[START OF Input rows]

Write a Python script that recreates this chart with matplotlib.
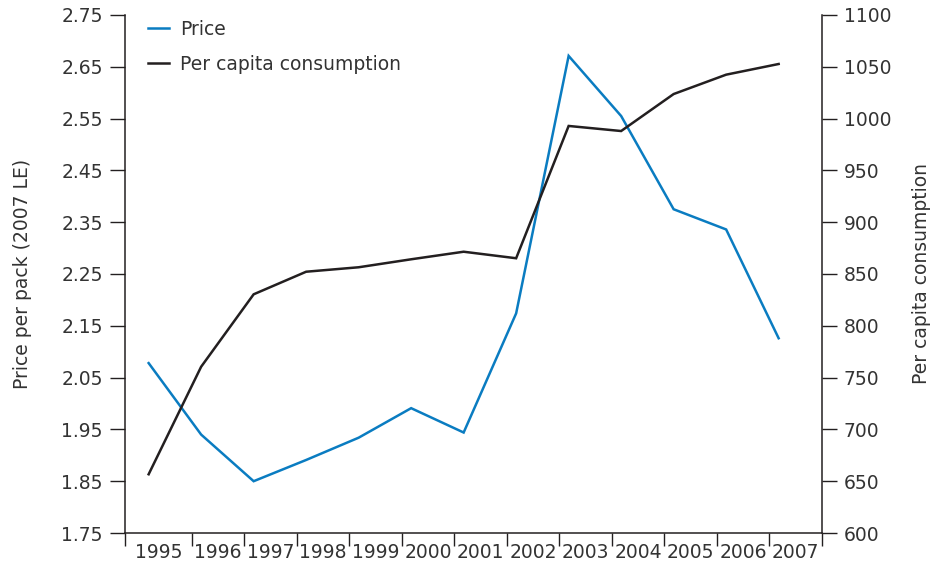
import matplotlib
matplotlib.use("Agg")
import matplotlib.pyplot as plt
import numpy as np

years = ["1995", "1996", "1997", "1998", "1999", "2000", "2001",
         "2002", "2003", "2004", "2005", "2006", "2007"]
price = [2.078, 1.940, 1.850, 1.891, 1.934, 1.991, 1.944,
         2.174, 2.671, 2.555, 2.375, 2.336, 2.126]
consumption = [656.7, 760.5, 830.4, 852.2, 856.5, 864.2, 871.5,
               865.2, 992.9, 988.0, 1023.7, 1042.4, 1052.7]
price_ticks = [1.75, 1.85, 1.95, 2.05, 2.15, 2.25, 2.35, 2.45, 2.55, 2.65, 2.75]
cons_ticks = [600, 650, 700, 750, 800, 850, 900, 950, 1000, 1050, 1100]

plt.rcParams['font.family'] = ['DejaVu Sans']
TXT = '#333333'
BLUE = '#0a7cc1'
BLACK = '#231f20'
FS = 13.5

fig = plt.figure(figsize=(9.33, 5.70), dpi=100)
ax = fig.add_axes([0.134, 0.0649, 0.7467, 0.9088])
ax2 = ax.twinx()

x = np.arange(len(years))
l1, = ax.plot(x, price, color=BLUE, lw=1.8, solid_joinstyle='miter')
l2, = ax2.plot(x, consumption, color=BLACK, lw=1.8, solid_joinstyle='miter')

left_edge = -0.45
bounds = [left_edge] + [i + 0.82 for i in range(len(years))]
ax.set_xlim(left_edge, bounds[-1])
ax.set_ylim(price_ticks[0], price_ticks[-1])
ax2.set_ylim(cons_ticks[0], cons_ticks[-1])

ax.set_xticks(bounds)
ax.set_xticklabels([])
mids = [(bounds[i] + bounds[i + 1]) / 2 for i in range(len(years))]
ax.set_xticks(mids, minor=True)
ax.set_xticklabels(years, minor=True)
ax.tick_params(axis='x', which='major', length=9, width=1, color=BLACK, direction='out')
ax.tick_params(axis='x', which='minor', length=0, pad=7, labelsize=FS, labelcolor=TXT)

ax.set_yticks(price_ticks)
ax.set_yticklabels([f"{v:.2f}" for v in price_ticks])
ax.tick_params(axis='y', length=11, width=1, color=BLACK, labelsize=FS, labelcolor=TXT, pad=5)
ax2.set_yticks(cons_ticks)
ax2.set_yticklabels([str(v) for v in cons_ticks])
ax2.tick_params(axis='y', length=11, width=1, color=BLACK, labelsize=FS, labelcolor=TXT, pad=5)

for a in (ax, ax2):
    a.spines['top'].set_visible(False)
    for s in a.spines.values():
        s.set_linewidth(1.1)
        s.set_color(BLACK)
ax.spines['right'].set_visible(False)
ax2.spines['left'].set_visible(False)
ax2.spines['bottom'].set_visible(False)

ax.set_ylabel("Price per pack (2007 LE)", fontsize=FS, color=TXT, labelpad=21)
ax2.set_ylabel("Per capita consumption", fontsize=FS, color=TXT, labelpad=15)

fig.legend([l1, l2], ["Price", "Per capita consumption"], loc='upper left',
           bbox_to_anchor=(148 / 933, 1 - 20 / 570), frameon=False, fontsize=FS,
           handlelength=1.1, handletextpad=0.6, labelspacing=0.85, borderpad=0,
           borderaxespad=0, labelcolor=TXT)

fig.savefig("out.png", dpi=100)
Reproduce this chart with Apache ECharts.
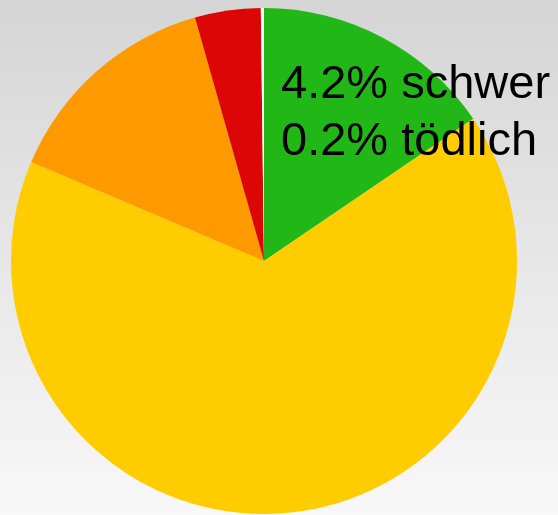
<!DOCTYPE html>
<html><head><meta charset="utf-8">
<script src="https://cdn.jsdelivr.net/npm/echarts@6/dist/echarts.min.js"></script>
<style>html,body{margin:0;padding:0;}#c{width:558px;height:515px;}</style>
</head><body><div id="c"></div>
<script>
const categories = ['leicht', 'unverletzt', 'mittel', 'schwer', 'tödlich'];
const values = [15.5, 65.9, 14.2, 4.2, 0.2];
const colors = ['#21b817', '#ffcc00', '#ff9900', '#dd0606', '#ffffff'];
const labelLines = ['4.2% schwer', '0.2% tödlich'];

const chart = echarts.init(document.getElementById('c'));
chart.setOption({
  animation: false,
  backgroundColor: {type:'linear', x:0, y:0, x2:0, y2:1, colorStops:[{offset:0,color:'#d5d5d5'},{offset:1,color:'#f8f8f8'}]},
  graphic: [{
    type: 'text', left: 281, top: 57, z: 10,
    style: { text: labelLines.join('\n'), fontSize: 47, fontFamily: '"Liberation Sans"', lineHeight: 57, fill: '#000' }
  }],
  series: [{
    type: 'pie',
    center: [264, 261],
    radius: 253,
    startAngle: 90,
    clockwise: true,
    label: { show: false },
    labelLine: { show: false },
    emphasis: { disabled: true },
    data: categories.map((n, i) => ({ name: n, value: values[i], itemStyle: { color: colors[i] } }))
  }]
});
</script></body></html>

[END OF Input rows]

§ Challenge: Pictures in the data above should not be copied; transcribe everything else exactly.

§ Written reply:
Write a Python script that recreates this chart with matplotlib.
import matplotlib
matplotlib.use("Agg")
import matplotlib.pyplot as plt
import numpy as np

years = ["1995", "1996", "1997", "1998", "1999", "2000", "2001",
         "2002", "2003", "2004", "2005", "2006", "2007"]
price = [2.078, 1.940, 1.850, 1.891, 1.934, 1.991, 1.944,
         2.174, 2.671, 2.555, 2.375, 2.336, 2.126]
consumption = [656.7, 760.5, 830.4, 852.2, 856.5, 864.2, 871.5,
               865.2, 992.9, 988.0, 1023.7, 1042.4, 1052.7]
price_ticks = [1.75, 1.85, 1.95, 2.05, 2.15, 2.25, 2.35, 2.45, 2.55, 2.65, 2.75]
cons_ticks = [600, 650, 700, 750, 800, 850, 900, 950, 1000, 1050, 1100]

plt.rcParams['font.family'] = ['DejaVu Sans']
TXT = '#333333'
BLUE = '#0a7cc1'
BLACK = '#231f20'
FS = 13.5

fig = plt.figure(figsize=(9.33, 5.70), dpi=100)
ax = fig.add_axes([0.134, 0.0649, 0.7467, 0.9088])
ax2 = ax.twinx()

x = np.arange(len(years))
l1, = ax.plot(x, price, color=BLUE, lw=1.8, solid_joinstyle='miter')
l2, = ax2.plot(x, consumption, color=BLACK, lw=1.8, solid_joinstyle='miter')

left_edge = -0.45
bounds = [left_edge] + [i + 0.82 for i in range(len(years))]
ax.set_xlim(left_edge, bounds[-1])
ax.set_ylim(price_ticks[0], price_ticks[-1])
ax2.set_ylim(cons_ticks[0], cons_ticks[-1])

ax.set_xticks(bounds)
ax.set_xticklabels([])
mids = [(bounds[i] + bounds[i + 1]) / 2 for i in range(len(years))]
ax.set_xticks(mids, minor=True)
ax.set_xticklabels(years, minor=True)
ax.tick_params(axis='x', which='major', length=9, width=1, color=BLACK, direction='out')
ax.tick_params(axis='x', which='minor', length=0, pad=7, labelsize=FS, labelcolor=TXT)

ax.set_yticks(price_ticks)
ax.set_yticklabels([f"{v:.2f}" for v in price_ticks])
ax.tick_params(axis='y', length=11, width=1, color=BLACK, labelsize=FS, labelcolor=TXT, pad=5)
ax2.set_yticks(cons_ticks)
ax2.set_yticklabels([str(v) for v in cons_ticks])
ax2.tick_params(axis='y', length=11, width=1, color=BLACK, labelsize=FS, labelcolor=TXT, pad=5)

for a in (ax, ax2):
    a.spines['top'].set_visible(False)
    for s in a.spines.values():
        s.set_linewidth(1.1)
        s.set_color(BLACK)
ax.spines['right'].set_visible(False)
ax2.spines['left'].set_visible(False)
ax2.spines['bottom'].set_visible(False)

ax.set_ylabel("Price per pack (2007 LE)", fontsize=FS, color=TXT, labelpad=21)
ax2.set_ylabel("Per capita consumption", fontsize=FS, color=TXT, labelpad=15)

fig.legend([l1, l2], ["Price", "Per capita consumption"], loc='upper left',
           bbox_to_anchor=(148 / 933, 1 - 20 / 570), frameon=False, fontsize=FS,
           handlelength=1.1, handletextpad=0.6, labelspacing=0.85, borderpad=0,
           borderaxespad=0, labelcolor=TXT)

fig.savefig("out.png", dpi=100)
Reproduce this chart with Apache ECharts.
<!DOCTYPE html>
<html><head><meta charset="utf-8">
<script src="https://cdn.jsdelivr.net/npm/echarts@6/dist/echarts.min.js"></script>
<style>html,body{margin:0;padding:0;}#c{width:558px;height:515px;}</style>
</head><body><div id="c"></div>
<script>
const categories = ['leicht', 'unverletzt', 'mittel', 'schwer', 'tödlich'];
const values = [15.5, 65.9, 14.2, 4.2, 0.2];
const colors = ['#21b817', '#ffcc00', '#ff9900', '#dd0606', '#ffffff'];
const labelLines = ['4.2% schwer', '0.2% tödlich'];

const chart = echarts.init(document.getElementById('c'));
chart.setOption({
  animation: false,
  backgroundColor: {type:'linear', x:0, y:0, x2:0, y2:1, colorStops:[{offset:0,color:'#d5d5d5'},{offset:1,color:'#f8f8f8'}]},
  graphic: [{
    type: 'text', left: 281, top: 57, z: 10,
    style: { text: labelLines.join('\n'), fontSize: 47, fontFamily: '"Liberation Sans"', lineHeight: 57, fill: '#000' }
  }],
  series: [{
    type: 'pie',
    center: [264, 261],
    radius: 253,
    startAngle: 90,
    clockwise: true,
    label: { show: false },
    labelLine: { show: false },
    emphasis: { disabled: true },
    data: categories.map((n, i) => ({ name: n, value: values[i], itemStyle: { color: colors[i] } }))
  }]
});
</script></body></html>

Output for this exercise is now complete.